Na quinta, mesmo dia em que foi eleito membro da ABL, Castro Neves lançou Que é ser advogado? Para ele, existem três requisitos essenciais. O primeiro é cultura geral, que permite ao profissional entender o ser humano e interpretar melhor as normas. O segundo é o conhecimento técnico. Se o Direito é uma ciência, é preciso dominar suas ferramentas para ser útil e ajudar os cidadãos. O terceiro — e mais importante — ponto é a ética.

“Um dos grandes problemas do Brasil é que nós discutimos pouco ética. Quando leio o jornal todo dia, a minha sensação é que muitas das coisas que acontecem se dão porque não falamos de ética”.

O advogado enfrenta questões éticas o tempo todo na profissão, destaca. Quanto aos clientes, aos juízes, às relações profissionais e pessoais, às coisas que faz. Segundo Castro Neves, o caminho da ética conduz a uma civilização melhor.

“Esse livro diz ao advogado que, se quiser ter uma carreira longeva, ter respeito e prestar um bom serviço, então cuide de fazer a coisa certa”.

Castro Neves diz ter sempre ter diversos projetos na mente. O próximo deve ser uma coletânea de artigos sobre Direito e humor.

Colegas do advogado comemoram

Profissionais do Direito ouvidos pela revista eletrônica Consultor Jurídico comemoraram a eleição de José Roberto de Castro Neves para a ABL, ressaltando a sua cultura e contribuição para explicar questões jurídicas por meio da arte.

O criminalista Luís Guilherme Vieira conhece Castro Neves desde os primórdios da carreira dele, no Sérgio Bermudes Advogados, onde atuou até fundar, com outros sócios, o Ferro, Castro Neves, Daltro & Gomide Advogados, “um dos maiores escritórios de advocacia do país”. Vieira afirma que o novo imortal é “um dos mais brilhantes da sua geração, um professor da PUC notável e respeitado por todos, renomado e uma pessoa extremamente carinhosa e afável com todo mundo”.

“A Academia Brasileira de Letras ganha com a sua chegada, a sociedade brasileira ganha com a sua chegada, a cultura brasileira ganha com a sua chegada e, por certo, a advocacia brasileira está em êxtase, em razão de Castro Neves ter ingressado na Academia.”

A genialidade de Castro Neves está em pensar o Direito a partir das artes, aponta Simone Schreiber, desembargadora do Tribunal Regional Federal da 2ª Região.
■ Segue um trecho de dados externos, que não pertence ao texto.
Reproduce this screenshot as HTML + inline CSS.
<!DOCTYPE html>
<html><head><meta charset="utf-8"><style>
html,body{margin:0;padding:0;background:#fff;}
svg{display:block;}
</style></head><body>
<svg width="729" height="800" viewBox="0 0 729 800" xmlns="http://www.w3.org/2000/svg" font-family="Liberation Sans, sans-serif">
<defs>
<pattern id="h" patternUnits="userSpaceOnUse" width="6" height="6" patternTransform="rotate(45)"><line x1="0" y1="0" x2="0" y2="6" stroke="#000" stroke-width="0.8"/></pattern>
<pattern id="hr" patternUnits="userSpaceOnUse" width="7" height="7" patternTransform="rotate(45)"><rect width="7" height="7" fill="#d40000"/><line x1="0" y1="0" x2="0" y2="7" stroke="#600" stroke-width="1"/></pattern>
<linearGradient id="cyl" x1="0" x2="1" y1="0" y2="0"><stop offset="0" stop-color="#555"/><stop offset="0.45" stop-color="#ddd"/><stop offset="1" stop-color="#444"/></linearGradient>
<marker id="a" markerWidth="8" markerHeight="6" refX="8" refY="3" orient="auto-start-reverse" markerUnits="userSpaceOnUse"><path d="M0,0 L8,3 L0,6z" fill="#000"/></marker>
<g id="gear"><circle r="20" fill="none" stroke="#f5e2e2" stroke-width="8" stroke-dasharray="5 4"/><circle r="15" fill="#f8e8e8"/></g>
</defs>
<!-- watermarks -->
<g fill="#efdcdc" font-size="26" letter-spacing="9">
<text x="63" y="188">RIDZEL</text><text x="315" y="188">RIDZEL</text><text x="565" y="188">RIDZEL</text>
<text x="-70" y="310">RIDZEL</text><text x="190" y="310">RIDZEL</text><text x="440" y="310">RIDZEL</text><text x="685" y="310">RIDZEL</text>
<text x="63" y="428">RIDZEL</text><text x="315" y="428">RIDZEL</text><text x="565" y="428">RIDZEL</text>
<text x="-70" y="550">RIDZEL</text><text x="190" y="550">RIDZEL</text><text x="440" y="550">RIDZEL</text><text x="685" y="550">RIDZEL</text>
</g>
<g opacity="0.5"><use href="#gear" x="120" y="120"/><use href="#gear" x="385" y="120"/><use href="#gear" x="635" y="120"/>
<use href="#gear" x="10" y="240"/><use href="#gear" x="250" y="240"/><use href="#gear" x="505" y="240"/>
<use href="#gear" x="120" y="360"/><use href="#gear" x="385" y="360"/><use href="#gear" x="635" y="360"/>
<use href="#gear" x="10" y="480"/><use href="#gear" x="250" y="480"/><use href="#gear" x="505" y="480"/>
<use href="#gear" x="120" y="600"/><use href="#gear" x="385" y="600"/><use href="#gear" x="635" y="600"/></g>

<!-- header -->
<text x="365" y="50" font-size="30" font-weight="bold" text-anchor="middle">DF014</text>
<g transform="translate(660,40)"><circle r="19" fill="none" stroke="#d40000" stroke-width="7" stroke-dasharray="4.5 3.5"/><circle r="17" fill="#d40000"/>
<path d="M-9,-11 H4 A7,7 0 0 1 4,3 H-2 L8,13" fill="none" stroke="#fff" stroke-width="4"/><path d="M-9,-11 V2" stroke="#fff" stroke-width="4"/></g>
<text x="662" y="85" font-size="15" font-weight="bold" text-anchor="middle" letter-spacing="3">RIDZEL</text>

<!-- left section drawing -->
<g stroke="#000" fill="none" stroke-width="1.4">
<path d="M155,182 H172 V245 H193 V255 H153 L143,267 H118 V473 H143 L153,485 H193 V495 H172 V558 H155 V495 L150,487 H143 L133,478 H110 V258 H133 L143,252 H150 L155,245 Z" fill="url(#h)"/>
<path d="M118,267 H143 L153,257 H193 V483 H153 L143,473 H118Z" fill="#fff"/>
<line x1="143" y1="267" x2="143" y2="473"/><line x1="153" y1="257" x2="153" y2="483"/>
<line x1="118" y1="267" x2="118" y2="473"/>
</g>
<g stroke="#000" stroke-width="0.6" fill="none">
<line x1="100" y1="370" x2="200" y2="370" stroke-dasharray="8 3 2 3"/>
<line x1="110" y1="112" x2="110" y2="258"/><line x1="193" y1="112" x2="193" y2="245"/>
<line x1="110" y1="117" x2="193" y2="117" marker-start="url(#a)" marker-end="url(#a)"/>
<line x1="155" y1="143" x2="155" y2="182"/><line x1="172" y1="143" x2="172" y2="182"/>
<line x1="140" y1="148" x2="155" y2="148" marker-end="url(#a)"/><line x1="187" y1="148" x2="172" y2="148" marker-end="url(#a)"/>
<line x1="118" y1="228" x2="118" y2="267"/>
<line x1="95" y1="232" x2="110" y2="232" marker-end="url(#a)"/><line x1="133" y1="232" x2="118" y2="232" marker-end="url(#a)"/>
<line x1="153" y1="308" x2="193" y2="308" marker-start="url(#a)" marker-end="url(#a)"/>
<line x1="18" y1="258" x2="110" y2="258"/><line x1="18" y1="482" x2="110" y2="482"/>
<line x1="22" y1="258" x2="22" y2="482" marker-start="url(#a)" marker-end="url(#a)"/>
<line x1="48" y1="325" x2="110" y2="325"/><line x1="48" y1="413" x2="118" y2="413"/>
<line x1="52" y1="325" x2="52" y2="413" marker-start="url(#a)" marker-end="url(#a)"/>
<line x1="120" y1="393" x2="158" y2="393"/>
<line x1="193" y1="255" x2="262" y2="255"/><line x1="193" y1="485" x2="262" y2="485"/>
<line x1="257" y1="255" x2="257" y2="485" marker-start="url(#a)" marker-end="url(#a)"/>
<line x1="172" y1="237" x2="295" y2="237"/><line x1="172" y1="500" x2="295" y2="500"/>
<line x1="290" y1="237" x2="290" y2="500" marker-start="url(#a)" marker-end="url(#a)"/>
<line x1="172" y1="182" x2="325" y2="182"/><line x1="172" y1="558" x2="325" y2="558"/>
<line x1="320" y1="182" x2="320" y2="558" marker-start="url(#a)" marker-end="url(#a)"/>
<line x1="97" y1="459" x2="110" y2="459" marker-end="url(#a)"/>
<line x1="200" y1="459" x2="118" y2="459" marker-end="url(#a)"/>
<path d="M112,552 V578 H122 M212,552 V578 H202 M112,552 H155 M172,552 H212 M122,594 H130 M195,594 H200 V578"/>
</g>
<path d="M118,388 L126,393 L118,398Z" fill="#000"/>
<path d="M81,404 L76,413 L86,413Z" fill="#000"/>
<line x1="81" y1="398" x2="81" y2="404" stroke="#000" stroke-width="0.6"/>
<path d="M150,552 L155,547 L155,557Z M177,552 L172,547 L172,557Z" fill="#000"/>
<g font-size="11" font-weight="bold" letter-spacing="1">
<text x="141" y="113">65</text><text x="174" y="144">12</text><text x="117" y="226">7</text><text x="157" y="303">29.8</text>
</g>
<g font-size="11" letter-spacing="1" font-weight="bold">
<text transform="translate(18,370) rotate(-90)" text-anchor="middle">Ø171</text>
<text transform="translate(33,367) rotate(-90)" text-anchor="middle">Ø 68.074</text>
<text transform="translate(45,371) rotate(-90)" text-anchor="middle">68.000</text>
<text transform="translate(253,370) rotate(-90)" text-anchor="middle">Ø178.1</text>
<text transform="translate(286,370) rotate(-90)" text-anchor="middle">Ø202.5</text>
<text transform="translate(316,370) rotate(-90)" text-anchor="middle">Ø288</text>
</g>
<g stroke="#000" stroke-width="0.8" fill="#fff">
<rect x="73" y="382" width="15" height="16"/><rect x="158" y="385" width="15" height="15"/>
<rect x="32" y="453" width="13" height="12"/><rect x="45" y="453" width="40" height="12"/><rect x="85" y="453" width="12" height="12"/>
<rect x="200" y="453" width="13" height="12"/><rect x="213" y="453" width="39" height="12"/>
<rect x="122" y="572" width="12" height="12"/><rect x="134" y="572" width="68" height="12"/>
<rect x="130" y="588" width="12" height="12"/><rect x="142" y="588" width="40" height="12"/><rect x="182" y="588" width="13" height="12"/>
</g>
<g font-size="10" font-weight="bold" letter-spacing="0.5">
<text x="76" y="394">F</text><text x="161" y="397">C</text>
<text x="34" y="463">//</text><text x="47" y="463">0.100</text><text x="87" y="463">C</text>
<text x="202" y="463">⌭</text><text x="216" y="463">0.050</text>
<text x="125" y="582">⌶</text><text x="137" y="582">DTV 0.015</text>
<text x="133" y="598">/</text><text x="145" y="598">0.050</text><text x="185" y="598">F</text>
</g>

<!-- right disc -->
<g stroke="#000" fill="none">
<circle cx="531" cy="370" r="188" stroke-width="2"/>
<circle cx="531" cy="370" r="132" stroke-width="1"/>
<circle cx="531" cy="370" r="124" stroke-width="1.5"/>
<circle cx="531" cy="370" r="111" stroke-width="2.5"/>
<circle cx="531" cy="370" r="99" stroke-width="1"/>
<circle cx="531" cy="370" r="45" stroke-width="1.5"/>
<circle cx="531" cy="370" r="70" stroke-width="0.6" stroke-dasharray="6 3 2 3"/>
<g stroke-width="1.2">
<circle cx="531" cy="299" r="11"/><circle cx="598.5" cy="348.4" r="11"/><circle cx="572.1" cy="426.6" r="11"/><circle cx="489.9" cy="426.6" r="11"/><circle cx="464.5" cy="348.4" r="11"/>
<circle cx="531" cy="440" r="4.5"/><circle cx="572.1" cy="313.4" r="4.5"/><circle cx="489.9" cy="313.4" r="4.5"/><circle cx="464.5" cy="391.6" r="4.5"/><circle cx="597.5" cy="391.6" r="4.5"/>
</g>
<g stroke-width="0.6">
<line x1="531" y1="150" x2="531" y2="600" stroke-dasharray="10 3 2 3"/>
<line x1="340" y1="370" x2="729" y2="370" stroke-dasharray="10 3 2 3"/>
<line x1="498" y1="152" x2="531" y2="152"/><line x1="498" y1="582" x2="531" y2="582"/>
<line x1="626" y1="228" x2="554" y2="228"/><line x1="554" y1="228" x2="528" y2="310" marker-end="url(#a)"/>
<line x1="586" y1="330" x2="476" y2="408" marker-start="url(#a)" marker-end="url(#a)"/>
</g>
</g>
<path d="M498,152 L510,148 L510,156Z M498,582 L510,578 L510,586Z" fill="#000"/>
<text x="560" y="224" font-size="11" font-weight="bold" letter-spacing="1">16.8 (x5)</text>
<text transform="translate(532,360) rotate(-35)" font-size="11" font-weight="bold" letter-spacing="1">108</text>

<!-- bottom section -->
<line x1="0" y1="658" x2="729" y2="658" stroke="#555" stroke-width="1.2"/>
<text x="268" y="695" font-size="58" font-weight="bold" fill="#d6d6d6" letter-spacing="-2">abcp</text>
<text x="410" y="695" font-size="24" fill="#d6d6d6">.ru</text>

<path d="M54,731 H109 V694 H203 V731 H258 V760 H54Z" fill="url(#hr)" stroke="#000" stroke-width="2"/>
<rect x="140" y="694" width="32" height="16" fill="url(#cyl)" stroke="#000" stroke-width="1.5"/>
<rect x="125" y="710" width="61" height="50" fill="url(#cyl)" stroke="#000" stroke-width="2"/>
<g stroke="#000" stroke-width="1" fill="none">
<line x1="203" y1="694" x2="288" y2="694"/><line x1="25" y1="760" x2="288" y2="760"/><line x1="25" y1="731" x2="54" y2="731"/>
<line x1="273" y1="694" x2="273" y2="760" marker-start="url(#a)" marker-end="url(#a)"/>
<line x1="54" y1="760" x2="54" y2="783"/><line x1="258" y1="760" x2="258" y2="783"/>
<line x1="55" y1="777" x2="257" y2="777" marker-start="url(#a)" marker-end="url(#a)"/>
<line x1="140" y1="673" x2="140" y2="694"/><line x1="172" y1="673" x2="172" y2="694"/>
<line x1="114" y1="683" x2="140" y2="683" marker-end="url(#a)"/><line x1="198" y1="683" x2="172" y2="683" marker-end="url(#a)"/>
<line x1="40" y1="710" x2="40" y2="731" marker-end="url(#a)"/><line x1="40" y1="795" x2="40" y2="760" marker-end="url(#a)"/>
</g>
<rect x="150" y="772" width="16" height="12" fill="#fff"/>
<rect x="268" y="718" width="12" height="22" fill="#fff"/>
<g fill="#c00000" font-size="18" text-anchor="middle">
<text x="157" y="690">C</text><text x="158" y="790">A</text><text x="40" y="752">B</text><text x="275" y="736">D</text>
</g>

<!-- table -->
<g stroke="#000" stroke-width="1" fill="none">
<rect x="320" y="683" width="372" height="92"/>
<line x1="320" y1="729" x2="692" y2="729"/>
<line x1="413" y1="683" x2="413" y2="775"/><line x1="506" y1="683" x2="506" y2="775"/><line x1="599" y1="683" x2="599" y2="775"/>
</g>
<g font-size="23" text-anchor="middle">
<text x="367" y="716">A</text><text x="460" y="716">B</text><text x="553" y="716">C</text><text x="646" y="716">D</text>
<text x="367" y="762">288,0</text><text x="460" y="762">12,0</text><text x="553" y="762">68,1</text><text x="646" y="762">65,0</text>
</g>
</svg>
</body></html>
Ela menciona o uso de Shakespeare e das tragédias gregas para se compreende o fenômeno jurídico.

“Sua contribuição fundamental é romper com a ideia de que o sistema de justiça só pode ser compreendido por especialistas. Castro Neves tem a incrível capacidade de mobilizar pessoas das mais diversas áreas e perfis para produzir obras coletivas preciosas. Quando propõe que falemos sobre o Direito e a Justiça a partir da literatura, da música, do cinema, ele nos ajuda a desmitificar essas categorias. E sua obra vai na contramão da superficialidade com que se ensina Direito hoje, em que estudantes se limitam a memorizar normas e precedentes sem qualquer reflexão crítica e formação humanística.”

O advogado Arnaldo Sampaio de Moraes Godoy, autor do livro Direito e História — uma relação equivocada (Edições Humanidades), ressalta que a eleição de Castro Neves para a ABL retoma uma ponte entre jurisprudência e literatura.

“Há uma sucessão de juristas que ocuparam a Academia, a exemplo de Miguel Reale, Raimundo Faoro, Clóvis Beviláqua, Gilberto Amado, Candido Mota Filho, Rui Barbosa, Joaquim Nabuco, Rodrigo Octávio, Lúcio de Mendonça, Hermes Lima, Alfredo Pujol. A escolha de Castro Neves de algum modo resgata essa relação entre direito e literatura. A presença de Castro Neves na ABL retoma um elo que comprova que direito e literatura são expressões congêneres da condição humana, sob a forma de técnica de resolução de conflitos e sob a forma de imaginação criativa”.